India to add another 20,000 MW to nuclear power generation capacity

India plans to raise nuclear power generation capacity by another 20,000 Megawatt (MW) over the next decade, according to Atomic Energy Commission chairman K N Vyas.
Currently, the country has an installed capacity of 6,780 MW, generated by 22 reactors at seven nuclear power plants. They supply 35 Tetrawatt/hour (TWh) or 3.22 percent of India’s total power output.
As part of expansion five nuclear reactors of 6,700 MW capacity are under construction, and eleven with a combined capacity of 41,000 MW have been planned. Prime Minister Narendra Modi government is resolutely pursuing plans to exploit every available resource – solar, wind, hydro, biomass and nuclear – to build hefty portfolio of carbon-free energy for sustainable development.
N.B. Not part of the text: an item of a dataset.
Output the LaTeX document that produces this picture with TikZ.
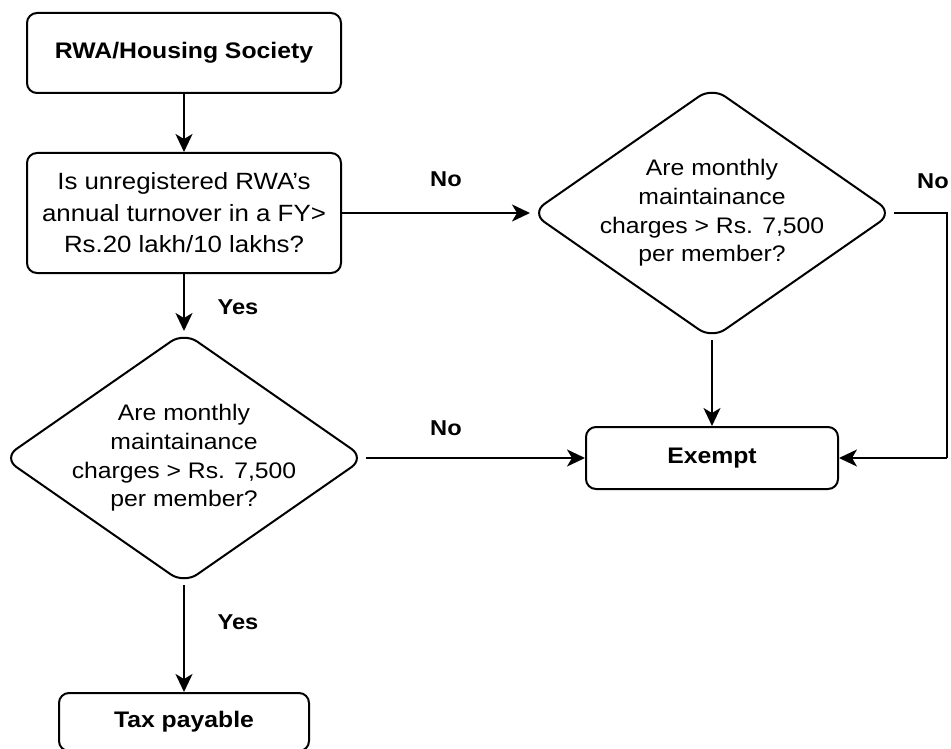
\documentclass[tikz,border=0pt]{standalone}
\usepackage{fontspec}
\setmainfont[FakeStretch=1.1]{Liberation Sans}
\usetikzlibrary{shapes.geometric,arrows.meta}

\tikzset{
  box/.style={draw, line width=2pt, rounded corners=10pt, inner sep=0pt},
  decision/.style={draw, line width=2pt, shape=diamond, rounded corners=16pt,
    minimum width=362pt, minimum height=252pt, inner sep=0pt},
  qtext/.style={align=center, font=\fontsize{22.5}{28.7}\selectfont},
  answer/.style={font=\bfseries\fontsize{21.5}{24}\selectfont},
  flow/.style={line width=2pt, -{Stealth[length=18pt, width=17pt, inset=5pt]}},
  line/.style={line width=2pt}
}

\begin{document}
\begin{tikzpicture}[x=1pt, y=-1pt]
  \useasboundingbox (0,0) rectangle (951,749);

  % start and first question
  \node[box, minimum width=314pt, minimum height=80pt,
        font=\bfseries\fontsize{22.5}{27}\selectfont] (soc) at (184,53) {RWA/Housing Society};
  \node[box, minimum width=314pt, minimum height=120pt, align=center,
        font=\fontsize{23.5}{31.5}\selectfont] (turn) at (184,213)
        {Is unregistered RWA’s\\annual turnover in a FY>\\Rs.20 lakh/10 lakhs?};

  % maintenance-charge decisions
  \node[decision] (mr) at (712,213) {};
  \node[qtext] (mrt) at (mr) {Are monthly\\maintainance\\charges > Rs. 7,500\\per member?};
  \node[decision] (ml) at (184,458) {};
  \node[qtext] (mlt) at (ml) {Are monthly\\maintainance\\charges > Rs. 7,500\\per member?};

  % outcomes
  \node[box, minimum width=252pt, minimum height=62pt,
        font=\bfseries\fontsize{22.5}{27}\selectfont] (ex) at (712,458) {Exempt};
  \node[box, minimum width=250pt, minimum height=58pt,
        font=\bfseries\fontsize{22.5}{27}\selectfont] (tax) at (184,722) {Tax payable};

  % corner of the right-hand return path
  \coordinate (cr1) at (947,213);
  \coordinate (cr2) at (947,458);

  % connectors
  \draw[flow] (soc) -- (turn);
  \draw[flow] (turn.east) -- (mr.west);
  \draw[flow] (turn.south) -- (ml.north);
  \draw[flow] (mr.south) -- (ex.north);
  \draw[line] (mr.east) -- (cr1) -- (cr2);
  \draw[flow] (cr2) -- (ex.east);
  \draw[flow] (ml.east) -- (ex.west);
  \draw[flow] (ml.south) -- (tax.north);

  % branch labels
  \node[answer] (no1) at (446,179) {No};
  \node[answer, anchor=west, inner sep=0pt] (no2) at (917,181) {No};
  \node[answer, anchor=west] (yes1) at (214,307) {Yes};
  \node[answer] (no3) at (446,428) {No};
  \node[answer, anchor=west] (yes2) at (214,622) {Yes};
\end{tikzpicture}
\end{document}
In the process it aims to reduce its oil and gas imports, which reached 90 percent in the case of oil and 50 percent for gas.
Speaking at an industry on 17 October Vyas said nuclear energy with its almost non-existent carbon footprint is one of the cleanest options for reduction of global warming and climate change mitigation. India has committed to cut it carbon footprint upto 35-40 percent by 2030 at the 2015 Paris Climate Summit.
Quoting a statement from an international energy agency Vyas said fission-based nuclear power has historically been a large contributor to carbon-free electricity globally. He said India has now started using higher capacity reactors to increase standardisation and is heading for fleet mode of construction, thereby reducing construction cost and speeding up construction time.
But India’s ambitious moves are handicapped by a lack of nuclear fuel. According to an International Atomic Energy Agency (IAEA) report, India has limited uranium reserves of approximately 54,636 tonnes of “reasonably assured resources”, 25,245 tonnes of “estimated additional resources”, 15,488 tonnes of “undiscovered conventional resources, and 17,000 tonnes of “speculative resources”. According to the state’s Nuclear Power Corporation of India (NPCIL), these reserves are only sufficient to generate about 10 GW for about 40 years. In 2011, it was reported that a four-year-long mining survey done at Tummalapalle mine in Kadapa district near Hyderabad had yielded confirmed reserve figure of 49,000 tonnes with a potential that it could rise to 150,000 tonnes. This was 15,000 tonnes more than the from an earlier estimate of deposit in that area.
However, although India has only around 1–2 percent of the global uranium reserves, its thorium reserves are much bigger; around 12–33 percent of global reserves, according to the IAEA and US Geological Survey. Several in-depth independent studies have put Indian thorium reserves at 30 percent of the total world thorium reserves.